Pasar minyak mentah menuju ketidakpastian dalam sepekan kedepan, diterpa di satu sisi oleh isu perang yang sedang berlangsung antara Rusia dan Ukraina dan perluasan penguncian terkait COVID di China, importir minyak mentah terbesar di dunia. Harga minyak mentah Brent dan minyak mentah West Texas Intermediate (WTI) AS melonjak minggu lalu.
Kedua tolok ukur tersebut masing-masing naik 11,5% dan 8,8%, di tengah ekspektasi bahwa sanksi terhadap Rusia yang berasal dari invasinya dari Ukraina akan mulai menggigit ekspor dan produksinya. Brent ditutup pada $120,65 per barel dan minyak mentah West Texas Intermediate (WTI) AS berakhir pada $113,90 pada hari Jumat.
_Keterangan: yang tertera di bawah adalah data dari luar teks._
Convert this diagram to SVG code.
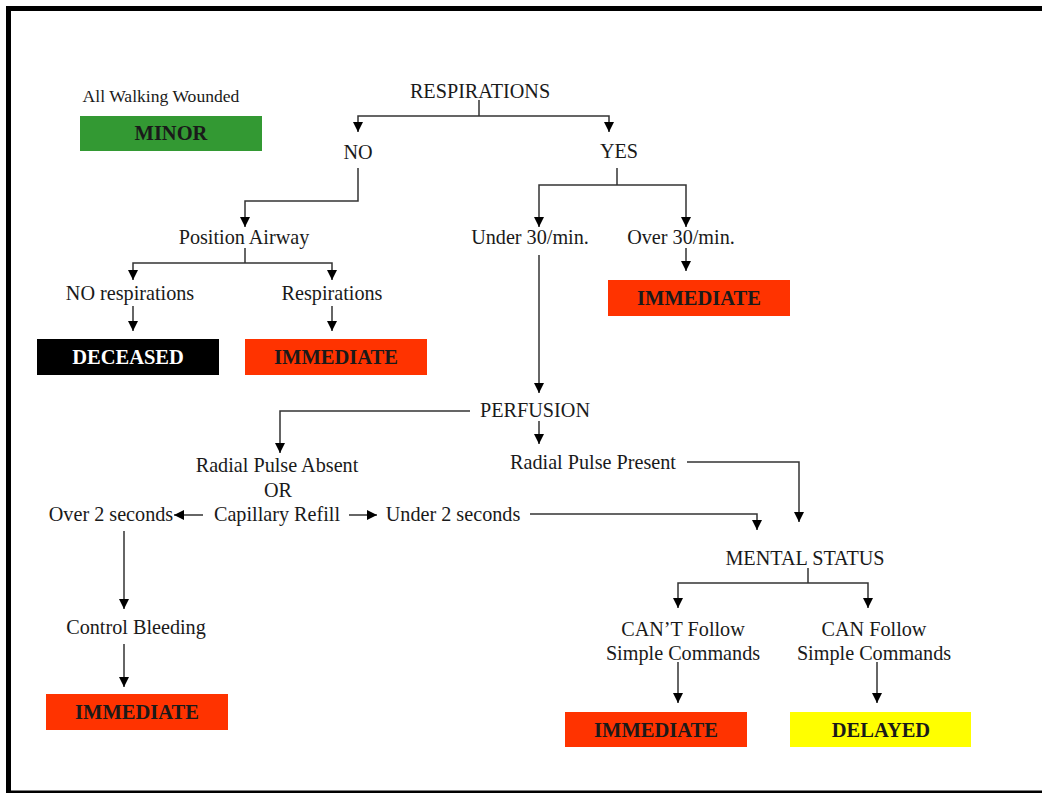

Penyebaran cepat kasus virus corona di China dapat merusak permintaan. Pusat keuangan China di Shanghai mengatakan pada hari Minggu akan mengunci kota dalam dua tahap untuk melakukan pengujian COVID-19 selama periode sembilan hari, setelah melaporkan rekor harian baru untuk infeksi tanpa gejala. JP Morgan pekan lalu menurunkan ekspektasinya untuk permintaan minyak kuartal kedua di China sebesar 520.000 barel per hari menjadi 15,8 juta barel per hari.
Diyakini bahwa pasar masih akan berjuang untuk menemukan pasokan yang cukup dalam beberapa bulan mendatang karena ekspor Rusia diperkirakan turun dari 1 hingga 3 juta barel per hari. Rusia adalah pengekspor minyak mentah terbesar kedua di dunia.
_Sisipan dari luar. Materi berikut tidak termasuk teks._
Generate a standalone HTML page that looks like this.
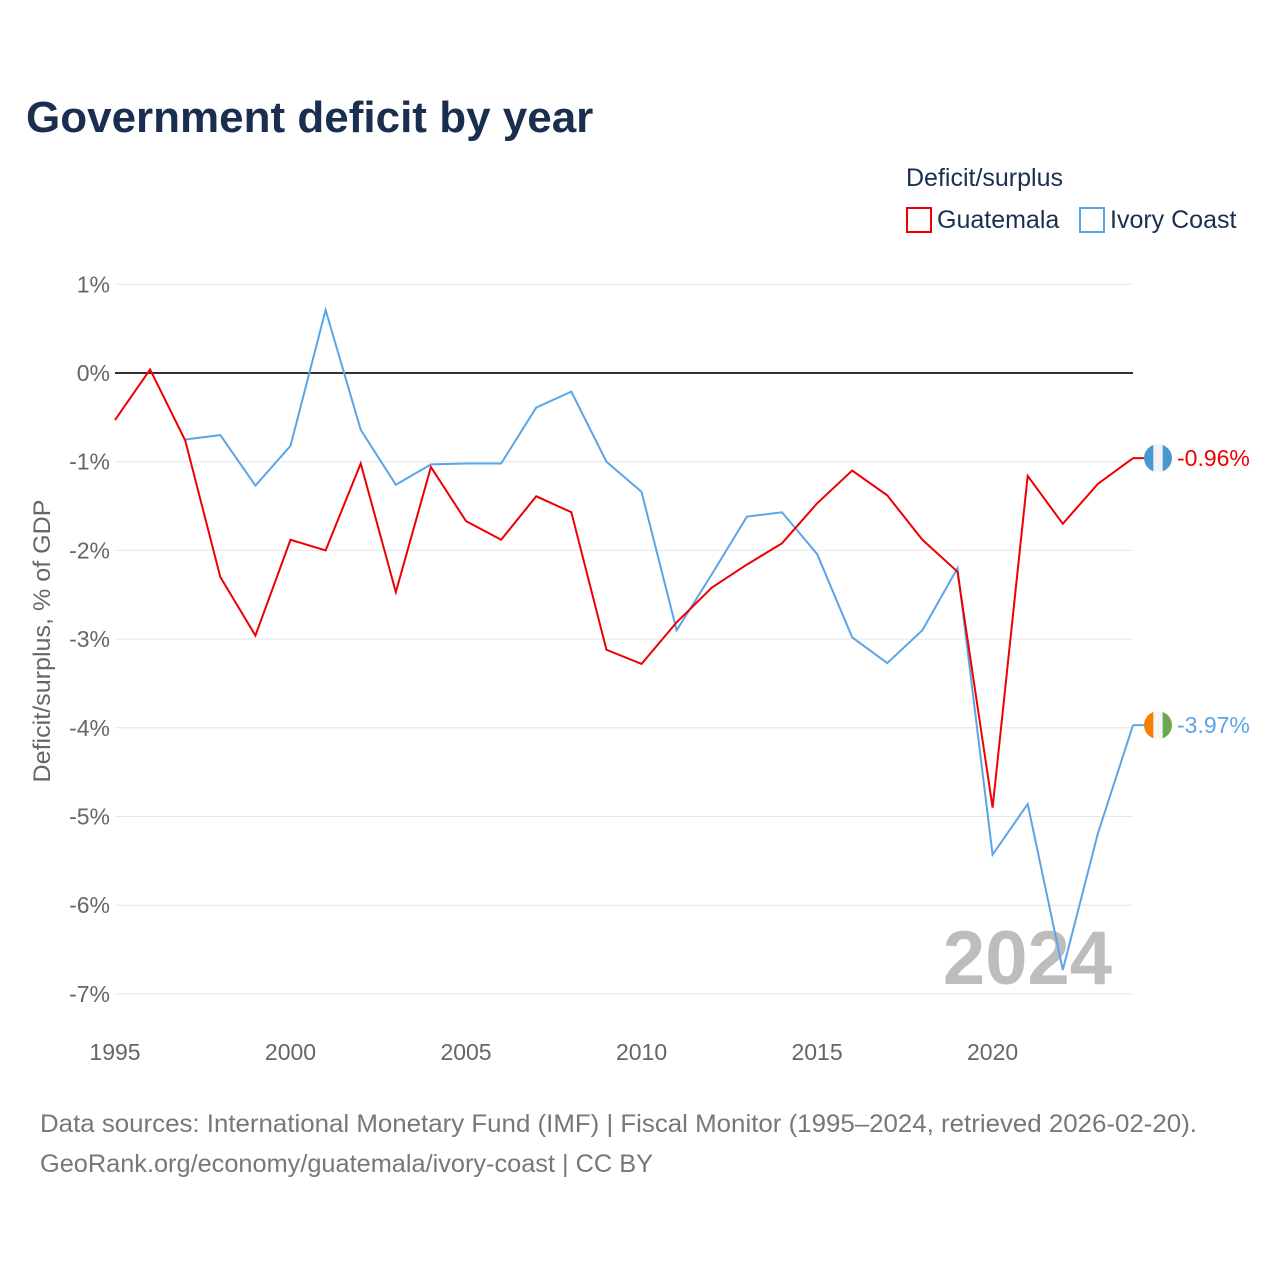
<!DOCTYPE html>
<html><head><meta charset="utf-8"><style>
body{margin:0;background:#fff;font-family:"Liberation Sans",sans-serif;}
#wrap{position:relative;width:1280px;height:1280px;overflow:hidden;}
</style></head><body>
<div id="wrap">
<svg id="chart" width="1280" height="1280"></svg>
</div>
<script>
const years=[1995,1996,1997,1998,1999,2000,2001,2002,2003,2004,2005,2006,2007,2008,2009,2010,2011,2012,2013,2014,2015,2016,2017,2018,2019,2020,2021,2022,2023,2024];
const guatemala=[-0.53,0.04,-0.76,-2.3,-2.96,-1.88,-2.0,-1.02,-2.47,-1.06,-1.67,-1.88,-1.39,-1.57,-3.12,-3.28,-2.81,-2.42,-2.16,-1.92,-1.47,-1.1,-1.38,-1.88,-2.24,-4.9,-1.16,-1.7,-1.25,-0.96];
const ivoryYears=[1997,1998,1999,2000,2001,2002,2003,2004,2005,2006,2007,2008,2009,2010,2011,2012,2013,2014,2015,2016,2017,2018,2019,2020,2021,2022,2023,2024];
const ivoryCoast=[-0.75,-0.7,-1.27,-0.82,0.71,-0.64,-1.26,-1.03,-1.02,-1.02,-0.39,-0.21,-1.0,-1.34,-2.9,-2.27,-1.62,-1.57,-2.04,-2.98,-3.27,-2.9,-2.2,-5.43,-4.86,-6.73,-5.19,-3.97];
const yTicks=[1,0,-1,-2,-3,-4,-5,-6,-7];
const xTicks=[1995,2000,2005,2010,2015,2020];

const NS='http://www.w3.org/2000/svg';
const svg=document.getElementById('chart');
const X=y=>115+(y-1995)*(1133-115)/29;
const Y=v=>373-v*88.7;
function mk(tag,attrs,text){const e=document.createElementNS(NS,tag);for(const k in attrs)e.setAttribute(k,attrs[k]);if(text!==undefined)e.textContent=text;svg.appendChild(e);return e;}

let t=mk('text',{x:26,y:132,'font-size':44,'font-weight':'bold',fill:'#1a2e4f'},'Government deficit by year');



t=mk('text',{x:906,y:186,'font-size':25,fill:'#1a2e4f'},'Deficit/surplus');


let r=mk('rect',{x:907,y:208,width:24,height:24,fill:'none',stroke:'#e00',"stroke-width":2});


t=mk('text',{x:937,y:228,'font-size':25,fill:'#1a2e4f'},'Guatemala');


r=mk('rect',{x:1080,y:208,width:24,height:24,fill:'none',stroke:'#5aa5e8',"stroke-width":2});


t=mk('text',{x:1110,y:228,'font-size':25,fill:'#1a2e4f'},'Ivory Coast');



yTicks.forEach(v=>{
  const l=mk('line',{x1:115,x2:1133,y1:Y(v),y2:Y(v),stroke:v===0?'#333':'#e6e6e6','stroke-width':v===0?2:1});
  
  
  const tx=mk('text',{x:110,y:Y(v)+8,'font-size':23,fill:'#666','text-anchor':'end'},v+'%');
  
  
});
xTicks.forEach(v=>{
  const tx=mk('text',{x:X(v),y:1060,'font-size':23,fill:'#666','text-anchor':'middle'},String(v));
  
  
});
t=mk('text',{x:0,y:0,'font-size':24,fill:'#666','text-anchor':'middle',textLength:283,lengthAdjust:'spacingAndGlyphs',transform:'translate(50,641) rotate(-90)'},'Deficit/surplus, % of GDP');



t=mk('text',{x:1112,y:984,'font-size':76,'font-weight':'bold',fill:'#bdbdbd','text-anchor':'end'},'2024');



let p=mk('polyline',{points:ivoryYears.map((y,i)=>X(y)+','+Y(ivoryCoast[i])).join(' '),fill:'none',stroke:'#5aa5e8','stroke-width':2});


p=mk('polyline',{points:years.map((y,i)=>X(y)+','+Y(guatemala[i])).join(' '),fill:'none',stroke:'#e00','stroke-width':2});



function flag(v,cols,name,color){
  const cy=Y(v),cx=1158;
  const seg=mk('line',{x1:X(2024),x2:cx-14,y1:cy,y2:cy,stroke:color,'stroke-width':2});
  
  
  const g=document.createElementNS(NS,'g');svg.appendChild(g);
  
  
  const cp=document.createElementNS(NS,'clipPath');cp.setAttribute('id','c'+name);
  const c=document.createElementNS(NS,'circle');c.setAttribute('cx',cx);c.setAttribute('cy',cy);c.setAttribute('r',14);cp.appendChild(c);g.appendChild(cp);
  cols.forEach((col,i)=>{const rr=document.createElementNS(NS,'rect');rr.setAttribute('x',cx-14+i*28/3);rr.setAttribute('y',cy-14);rr.setAttribute('width',28/3+0.5);rr.setAttribute('height',28);rr.setAttribute('fill',col);rr.setAttribute('clip-path','url(#c'+name+')');g.appendChild(rr);});
  const lb=mk('text',{x:1177,y:cy+8,'font-size':23,fill:color},v.toFixed(2)+'%');
  
  
}
flag(guatemala[guatemala.length-1],['#4997d0','#f2f2f2','#4997d0'],'guatemala','#e00');
flag(ivoryCoast[ivoryCoast.length-1],['#f77f00','#f5f5f5','#6aa84f'],'ivory-coast','#5aa5e8');

t=mk('text',{x:40,y:1132,'font-size':25,fill:'#777',textLength:1157,lengthAdjust:'spacingAndGlyphs'},'Data sources: International Monetary Fund (IMF) | Fiscal Monitor (1995–2024, retrieved 2026-02-20).');


t=mk('text',{x:40,y:1172,'font-size':25,fill:'#777',textLength:613,lengthAdjust:'spacingAndGlyphs'},'GeoRank.org/economy/guatemala/ivory-coast | CC BY');


</script>
</body></html>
Pemerintahan Biden sedang mempertimbangkan pelepasan minyak lain dari Cadangan Minyak Strategis yang bisa lebih besar dari penjualan 30 juta barel awal bulan ini, kata sebuah sumber. Secara total, AS dan anggota lain dari Badan Energi Internasional (IEA) melepaskan sekitar 60 juta barel dari cadangan. Mereka pasti memiliki kapasitas untuk melakukan lebih banyak, sekitar 1,5 miliar barel persediaan SPR. Dengan segala cara, ini adalah ide keseluruhan dari SPR, untuk memberikan bantuan di masa darurat.